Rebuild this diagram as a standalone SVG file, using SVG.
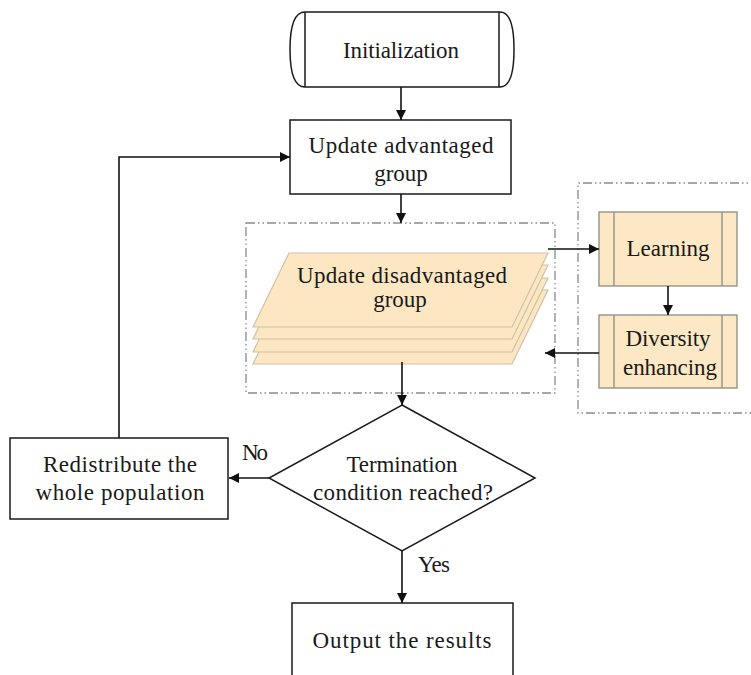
<svg xmlns="http://www.w3.org/2000/svg" width="751" height="675" viewBox="0 0 751 675">
<style>
text{font-family:'Liberation Serif','DejaVu Serif',serif;font-size:23px;fill:#1a1a1a;text-anchor:middle}
.box{fill:#fff;stroke:#1a1a1a;stroke-width:1.5}
.sub{fill:#fce8c4;stroke:#8c8c80;stroke-width:1.3}
.par{fill:#fce7c2;stroke:#cfc2a6;stroke-width:1.2}
.dash{fill:none;stroke:#8a8a8a;stroke-width:1.3;stroke-dasharray:9 3 1.5 3 1.5 3}
.ln{fill:none;stroke:#111;stroke-width:1.6}
</style>
<defs>
<marker id="ah" viewBox="0 0 10 10" refX="10" refY="5" markerWidth="11" markerHeight="10" markerUnits="userSpaceOnUse" orient="auto">
<path d="M0,0 L10,5 L0,10 z" fill="#111"/>
</marker>
</defs>

<g id="groups">
<rect class="dash" x="246" y="223" width="309" height="170"/>
<path class="dash" d="M760,183 H578 V413 H760"/>
</g>

<g font-family="Liberation Serif, DejaVu Serif, serif">
<g id="init">
<path class="box" d="M305,12 H500 Q514,12 514,49.5 Q514,87 500,87 H305 Q290,87 290,49.5 Q290,12 305,12 Z"/>
<line class="box" x1="305" y1="12" x2="305" y2="87"/>
<line class="box" x1="499" y1="12" x2="499" y2="87"/>
<text x="401" y="58" textLength="116">Initialization</text>
</g>

<g id="adv">
<rect class="box" x="290" y="120" width="221" height="74"/>
<text x="401" y="153" textLength="185" lengthAdjust="spacing">Update advantaged</text>
<text x="401" y="181">group</text>
</g>

<g id="disadv">
<polygon class="par" points="289,290 548,290 512,364 253,364"/>
<polygon class="par" points="289,278 548,278 512,352 253,352"/>
<polygon class="par" points="289,265 548,265 512,339 253,339"/>
<polygon class="par" points="289,253 548,253 512,327 253,327"/>
<text x="402" y="283" textLength="210" lengthAdjust="spacing">Update disadvantaged</text>
<text x="400" y="307">group</text>
</g>

<g id="learning">
<rect class="sub" x="599" y="212" width="138" height="74"/>
<line class="sub" x1="614" y1="212" x2="614" y2="286"/>
<line class="sub" x1="722" y1="212" x2="722" y2="286"/>
<text x="668" y="256" textLength="83">Learning</text>
</g>

<g id="diversity">
<rect class="sub" x="599" y="315" width="138" height="73"/>
<line class="sub" x1="614" y1="315" x2="614" y2="388"/>
<line class="sub" x1="722" y1="315" x2="722" y2="388"/>
<text x="668" y="346" textLength="85">Diversity</text>
<text x="670" y="375" textLength="94">enhancing</text>
</g>

<g id="decision">
<polygon class="box" points="402,405 535,478 402,551 269,478"/>
<text x="402" y="472" textLength="111">Termination</text>
<text x="403" y="500" textLength="180" lengthAdjust="spacing">condition reached?</text>
</g>

<g id="redistribute">
<rect class="box" x="10" y="438" width="218" height="81"/>
<text x="120" y="472" textLength="154" lengthAdjust="spacing">Redistribute the</text>
<text x="120" y="500" textLength="169" lengthAdjust="spacing">whole population</text>
</g>

<g id="output">
<rect class="box" x="292" y="603" width="221" height="90"/>
<text x="402" y="648" textLength="179" lengthAdjust="spacing">Output the results</text>
</g>

<g id="connectors">
<line class="ln" x1="401" y1="87" x2="401" y2="120" marker-end="url(#ah)"/>
<line class="ln" x1="401" y1="194" x2="401" y2="223" marker-end="url(#ah)"/>
<line class="ln" x1="548" y1="249" x2="599" y2="249" marker-end="url(#ah)"/>
<line class="ln" x1="668" y1="286" x2="668" y2="315" marker-end="url(#ah)"/>
<line class="ln" x1="599" y1="353" x2="545" y2="353" marker-end="url(#ah)"/>
<line class="ln" x1="402" y1="362" x2="402" y2="405" marker-end="url(#ah)"/>
<polyline class="ln" points="269,478 229,478" marker-end="url(#ah)"/>
<polyline class="ln" points="119,438 119,157 290,157" marker-end="url(#ah)"/>
<line class="ln" x1="402" y1="551" x2="402" y2="603" marker-end="url(#ah)"/>
<text x="255" y="460" textLength="26">No</text>
<text x="434" y="572" textLength="32">Yes</text>
</g>
</g>
</svg>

WHAT THE EXERCISE ASKS -> Repeat the lines above exactly, and keep every picture out.

COMPLETE ANSWER ->
Rebuild this diagram as a standalone SVG file, using SVG.
<svg xmlns="http://www.w3.org/2000/svg" width="751" height="675" viewBox="0 0 751 675">
<style>
text{font-family:'Liberation Serif','DejaVu Serif',serif;font-size:23px;fill:#1a1a1a;text-anchor:middle}
.box{fill:#fff;stroke:#1a1a1a;stroke-width:1.5}
.sub{fill:#fce8c4;stroke:#8c8c80;stroke-width:1.3}
.par{fill:#fce7c2;stroke:#cfc2a6;stroke-width:1.2}
.dash{fill:none;stroke:#8a8a8a;stroke-width:1.3;stroke-dasharray:9 3 1.5 3 1.5 3}
.ln{fill:none;stroke:#111;stroke-width:1.6}
</style>
<defs>
<marker id="ah" viewBox="0 0 10 10" refX="10" refY="5" markerWidth="11" markerHeight="10" markerUnits="userSpaceOnUse" orient="auto">
<path d="M0,0 L10,5 L0,10 z" fill="#111"/>
</marker>
</defs>

<g id="groups">
<rect class="dash" x="246" y="223" width="309" height="170"/>
<path class="dash" d="M760,183 H578 V413 H760"/>
</g>

<g font-family="Liberation Serif, DejaVu Serif, serif">
<g id="init">
<path class="box" d="M305,12 H500 Q514,12 514,49.5 Q514,87 500,87 H305 Q290,87 290,49.5 Q290,12 305,12 Z"/>
<line class="box" x1="305" y1="12" x2="305" y2="87"/>
<line class="box" x1="499" y1="12" x2="499" y2="87"/>
<text x="401" y="58" textLength="116">Initialization</text>
</g>

<g id="adv">
<rect class="box" x="290" y="120" width="221" height="74"/>
<text x="401" y="153" textLength="185" lengthAdjust="spacing">Update advantaged</text>
<text x="401" y="181">group</text>
</g>

<g id="disadv">
<polygon class="par" points="289,290 548,290 512,364 253,364"/>
<polygon class="par" points="289,278 548,278 512,352 253,352"/>
<polygon class="par" points="289,265 548,265 512,339 253,339"/>
<polygon class="par" points="289,253 548,253 512,327 253,327"/>
<text x="402" y="283" textLength="210" lengthAdjust="spacing">Update disadvantaged</text>
<text x="400" y="307">group</text>
</g>

<g id="learning">
<rect class="sub" x="599" y="212" width="138" height="74"/>
<line class="sub" x1="614" y1="212" x2="614" y2="286"/>
<line class="sub" x1="722" y1="212" x2="722" y2="286"/>
<text x="668" y="256" textLength="83">Learning</text>
</g>

<g id="diversity">
<rect class="sub" x="599" y="315" width="138" height="73"/>
<line class="sub" x1="614" y1="315" x2="614" y2="388"/>
<line class="sub" x1="722" y1="315" x2="722" y2="388"/>
<text x="668" y="346" textLength="85">Diversity</text>
<text x="670" y="375" textLength="94">enhancing</text>
</g>

<g id="decision">
<polygon class="box" points="402,405 535,478 402,551 269,478"/>
<text x="402" y="472" textLength="111">Termination</text>
<text x="403" y="500" textLength="180" lengthAdjust="spacing">condition reached?</text>
</g>

<g id="redistribute">
<rect class="box" x="10" y="438" width="218" height="81"/>
<text x="120" y="472" textLength="154" lengthAdjust="spacing">Redistribute the</text>
<text x="120" y="500" textLength="169" lengthAdjust="spacing">whole population</text>
</g>

<g id="output">
<rect class="box" x="292" y="603" width="221" height="90"/>
<text x="402" y="648" textLength="179" lengthAdjust="spacing">Output the results</text>
</g>

<g id="connectors">
<line class="ln" x1="401" y1="87" x2="401" y2="120" marker-end="url(#ah)"/>
<line class="ln" x1="401" y1="194" x2="401" y2="223" marker-end="url(#ah)"/>
<line class="ln" x1="548" y1="249" x2="599" y2="249" marker-end="url(#ah)"/>
<line class="ln" x1="668" y1="286" x2="668" y2="315" marker-end="url(#ah)"/>
<line class="ln" x1="599" y1="353" x2="545" y2="353" marker-end="url(#ah)"/>
<line class="ln" x1="402" y1="362" x2="402" y2="405" marker-end="url(#ah)"/>
<polyline class="ln" points="269,478 229,478" marker-end="url(#ah)"/>
<polyline class="ln" points="119,438 119,157 290,157" marker-end="url(#ah)"/>
<line class="ln" x1="402" y1="551" x2="402" y2="603" marker-end="url(#ah)"/>
<text x="255" y="460" textLength="26">No</text>
<text x="434" y="572" textLength="32">Yes</text>
</g>
</g>
</svg>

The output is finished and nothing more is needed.